En ese momento, la Giralda estalló en repique de gloria, coreada por las demás torres de la ciudad. Los barcos y bajeles del Guadalquivir atronaron sus salvas. Se abrieron las puertas del templo y las danzas penetraron en la catedral, mientras sonaba la música entre sus naves. Dos mil aleluyas caían desde las tribunas sobre los asistentes, con esta leyenda impresa: María concebida sin pecado original. El delirio se hizo dentro y fuera del templo catedralicio.
Sentado el arzobispo, con su mitra sobre las sienes, y puesto el libro de los Evangelios en su atril, comenzaron a jurar las corporaciones presentes. Primero, el Cabildo capitular, seguido del secular. Los regidores iban con sus armas, puesto que era un juramento de defensa. Los capellanes y veinteneros, la clerecía...

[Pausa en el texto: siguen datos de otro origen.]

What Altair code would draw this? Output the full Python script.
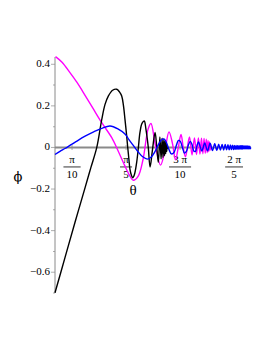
import math
import altair as alt
import pandas as pd

# ---- data ----
black_theta = [0.215, 0.273, 0.331, 0.390, 0.424, 0.458, 0.487, 0.506, 0.525, 0.550, 0.574, 0.590,
               0.603, 0.613, 0.622, 0.631, 0.638, 0.645, 0.651, 0.659, 0.667, 0.677, 0.690, 0.700,
               0.709, 0.721, 0.734, 0.744, 0.757, 0.768, 0.782, 0.797, 0.807, 0.816,
               0.825, 0.832, 0.838, 0.843, 0.848, 0.852, 0.856, 0.859, 0.862, 0.865, 0.867, 0.869, 0.870]
black_phi = [-0.699, -0.530, -0.361, -0.193, -0.096, 0.000, 0.135, 0.207, 0.247, 0.275, 0.280, 0.267,
             0.247, 0.202, 0.135, 0.063, 0.000, -0.058, -0.106, -0.133, -0.146, -0.130, -0.072, 0.000,
             0.071, 0.116, 0.127, 0.087, 0.005, -0.094, -0.010, 0.072, 0.000, -0.072,
             0.050, -0.055, 0.045, -0.048, 0.040, -0.040, 0.032, -0.030, 0.022, -0.018, 0.010, -0.005, 0.000]

magenta_theta = [0.218, 0.256, 0.302, 0.343, 0.380, 0.438, 0.487, 0.545, 0.583, 0.622, 0.651, 0.670,
                 0.699, 0.727, 0.756, 0.773, 0.799, 0.829, 0.855, 0.878, 0.898, 0.916, 0.932, 0.948,
                 0.961, 0.974, 0.997, 1.012, 1.026, 1.038, 1.049, 1.058, 1.067, 1.075, 1.082, 1.089,
                 1.095, 1.100, 1.105, 1.109, 1.113, 1.117, 1.120, 1.123, 1.125]
magenta_phi = [0.437, 0.410, 0.360, 0.313, 0.264, 0.185, 0.119, 0.047, -0.018, -0.090, -0.138, -0.158,
               -0.138, -0.058, 0.087, 0.115, 0.010, -0.085, -0.010, 0.075, 0.020, -0.060, 0.000, 0.062,
               0.000, -0.045, 0.050, -0.036, 0.046, -0.034, 0.046, -0.032, 0.045, -0.030, 0.043, -0.028,
               0.040, -0.025, 0.034, -0.020, 0.026, -0.013, 0.016, -0.006, 0.000]

blue_theta = [0.215, 0.244, 0.273, 0.302, 0.337, 0.390, 0.440, 0.487, 0.535, 0.583, 0.622, 0.645,
              0.670, 0.699, 0.725, 0.752, 0.775, 0.794, 0.814, 0.834, 0.849,
              0.863, 0.878, 0.892, 0.907, 0.921, 0.933, 0.944, 0.956, 0.968, 0.979, 0.991, 1.002,
              1.012, 1.022, 1.032, 1.041, 1.050, 1.059, 1.069, 1.077, 1.086,
              1.102, 1.117, 1.131, 1.144, 1.156, 1.167, 1.177, 1.187, 1.196, 1.205, 1.213, 1.221,
              1.228, 1.235, 1.241, 1.247, 1.253, 1.258, 1.263, 1.268, 1.273, 1.277, 1.281, 1.285,
              1.289, 1.293, 1.297, 1.300, 1.303, 1.306, 1.309, 1.312, 1.315, 1.318, 1.321, 1.324,
              1.327, 1.330, 1.333, 1.336, 1.339, 1.342, 1.345, 1.348, 1.351, 1.354]
blue_phi = [-0.034, -0.019, -0.005, 0.010, 0.028, 0.054, 0.075, 0.092, 0.103, 0.088, 0.065, 0.038,
            0.010, -0.022, -0.045, -0.056, -0.046, -0.024, 0.010, 0.036, 0.041,
            0.024, -0.010, -0.031, -0.024, 0.010, 0.034, 0.029, 0.000, -0.027, -0.019, 0.012, 0.029,
            0.014, -0.017, -0.019, 0.010, 0.027, 0.005, -0.017, 0.000, 0.022,
            -0.016, 0.020, -0.015, 0.018, -0.014, 0.016, -0.013, 0.015, -0.012, 0.014, -0.011, 0.013,
            -0.011, 0.012, -0.010, 0.011, -0.010, 0.010, -0.009, 0.010, -0.009, 0.009, -0.009, 0.009,
            -0.008, 0.008, -0.008, 0.008, -0.008, 0.008, -0.007, 0.007, -0.007, 0.007, -0.007, 0.007,
            -0.007, 0.007, -0.007, 0.007, -0.007, 0.006, -0.006, 0.006, -0.006, 0.000]

x_domain = [0.215, 1.355]
y_domain = [-0.70, 0.435]

tick_values = [math.pi / 10, math.pi / 5, 3 * math.pi / 10, 2 * math.pi / 5]
tick_num = ["π", "π", "3 π", "2 π"]
tick_den = ["10", "5", "10", "5"]
tick_bar_half = [0.050, 0.035, 0.064, 0.052]

y_major = [-0.6, -0.4, -0.2, 0.0, 0.2, 0.4]
y_major_labels = ["−0.6", "−0.4", "−0.2", "0", "0.2", "0.4"]
y_minor = [-0.7, -0.5, -0.3, -0.1, 0.1, 0.3]

for a, b in [(black_theta, black_phi), (magenta_theta, magenta_phi), (blue_theta, blue_phi)]:
    assert len(a) == len(b)

AXIS_GRAY = "#8a8a8a"
SERIF = "Liberation Serif"

xs = alt.Scale(domain=x_domain, nice=False, zero=False)
ys = alt.Scale(domain=y_domain, nice=False, zero=False)


def X(field):
    return alt.X(field, scale=xs, axis=None)


def Y(field):
    return alt.Y(field, scale=ys, axis=None)


def curve(theta, phi, color):
    df = pd.DataFrame({"theta": theta, "phi": phi})
    return alt.Chart(df).mark_line(color=color, strokeWidth=1.4, interpolate="catmull-rom").encode(
        x=X("theta:Q"), y=Y("phi:Q"))


# x axis (crosses at phi = 0)
xaxis_df = pd.DataFrame({"x0": [x_domain[0]], "x1": [x_domain[1]], "y0": [0.0]})
x_axis_line = alt.Chart(xaxis_df).mark_rule(color=AXIS_GRAY, strokeWidth=2).encode(
    x=X("x0:Q"), x2="x1:Q", y=Y("y0:Q"))

ticks_df = pd.DataFrame({
    "t": tick_values, "zero": [0.0] * 4, "num": tick_num, "den": tick_den,
    "lo": [v - h for v, h in zip(tick_values, tick_bar_half)],
    "hi": [v + h for v, h in zip(tick_values, tick_bar_half)],
})
x_ticks = alt.Chart(ticks_df).mark_tick(orient="vertical", size=5, thickness=1, color=AXIS_GRAY).encode(
    x=X("t:Q"), y=Y("zero:Q"))
num_text = alt.Chart(ticks_df).mark_text(font=SERIF, fontSize=11, dy=13, color="black").encode(
    x=X("t:Q"), y=Y("zero:Q"), text="num:N")
den_text = alt.Chart(ticks_df).mark_text(font=SERIF, fontSize=11, dy=28, color="black").encode(
    x=X("t:Q"), y=Y("zero:Q"), text="den:N")
bars = alt.Chart(ticks_df).mark_rule(color="black", strokeWidth=0.8, yOffset=19.5).encode(
    x=X("lo:Q"), x2="hi:Q", y=Y("zero:Q"))

# y axis (at left edge of the theta range)
yaxis_df = pd.DataFrame({"x0": [x_domain[0]], "y0": [y_domain[0]], "y1": [y_domain[1]]})
y_axis_line = alt.Chart(yaxis_df).mark_rule(color=AXIS_GRAY, strokeWidth=1).encode(
    x=X("x0:Q"), y=Y("y0:Q"), y2="y1:Q")

ymaj_df = pd.DataFrame({"x": [x_domain[0]] * len(y_major), "y": y_major, "label": y_major_labels})
y_major_ticks = alt.Chart(ymaj_df).mark_tick(orient="horizontal", size=4, thickness=1,
                                             color=AXIS_GRAY, xOffset=-2).encode(
    x=X("x:Q"), y=Y("y:Q"))
y_labels = alt.Chart(ymaj_df).mark_text(font=SERIF, fontSize=11, align="right", baseline="middle",
                                        dx=-5, color="black").encode(
    x=X("x:Q"), y=Y("y:Q"), text="label:N")

ymin_df = pd.DataFrame({"x": [x_domain[0]] * len(y_minor), "y": y_minor})
y_minor_ticks = alt.Chart(ymin_df).mark_tick(orient="horizontal", size=2, thickness=1,
                                             color=AXIS_GRAY, xOffset=-1).encode(
    x=X("x:Q"), y=Y("y:Q"))

titles_df = pd.DataFrame({"x": [0.669, x_domain[0]], "y": [-0.207, -0.140],
                          "label": ["θ", "ϕ"]})
theta_title = alt.Chart(titles_df.iloc[[0]]).mark_text(font=SERIF, fontSize=15, color="black").encode(
    x=X("x:Q"), y=Y("y:Q"), text="label:N")
phi_title = alt.Chart(titles_df.iloc[[1]]).mark_text(font="DejaVu Serif", fontSize=13, color="black",
                                                     dx=-37).encode(
    x=X("x:Q"), y=Y("y:Q"), text="label:N")

chart = alt.layer(
    x_axis_line, x_ticks, y_axis_line, y_major_ticks, y_minor_ticks, y_labels,
    num_text, bars, den_text,
    curve(magenta_theta, magenta_phi, "#ff00ff"),
    curve(black_theta, black_phi, "#000000"),
    curve(blue_theta, blue_phi, "#0000ff"),
    theta_title, phi_title,
).properties(
    width=196, height=236,
    autosize=alt.AutoSizeParams(type="none"),
    padding={"left": 47, "top": 49, "right": 10, "bottom": 20},
).configure_view(stroke=None)

chart.save("out.html", embed_options={"renderer": "svg", "actions": False})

Eran las cuatro de la tarde cuando terminó la misa. En Sevilla continuaron las celebraciones. La más sonada fue la fiesta de toros y cañas que organizó don Melchor del Alcázar. No se tuvo hasta el 19 de diciembre, porque desde el día de la Inmaculada comenzó a llover con insistencia. Sosegado el tiempo, la plaza de San Francisco se convirtió en coso taurino, con la lidia de unos doce toros y el juego de cañas por dos lucidas cuadrillas de caballeros, cuyas cabezas eran el marqués de Ayamonte y don Melchor del Alcázar.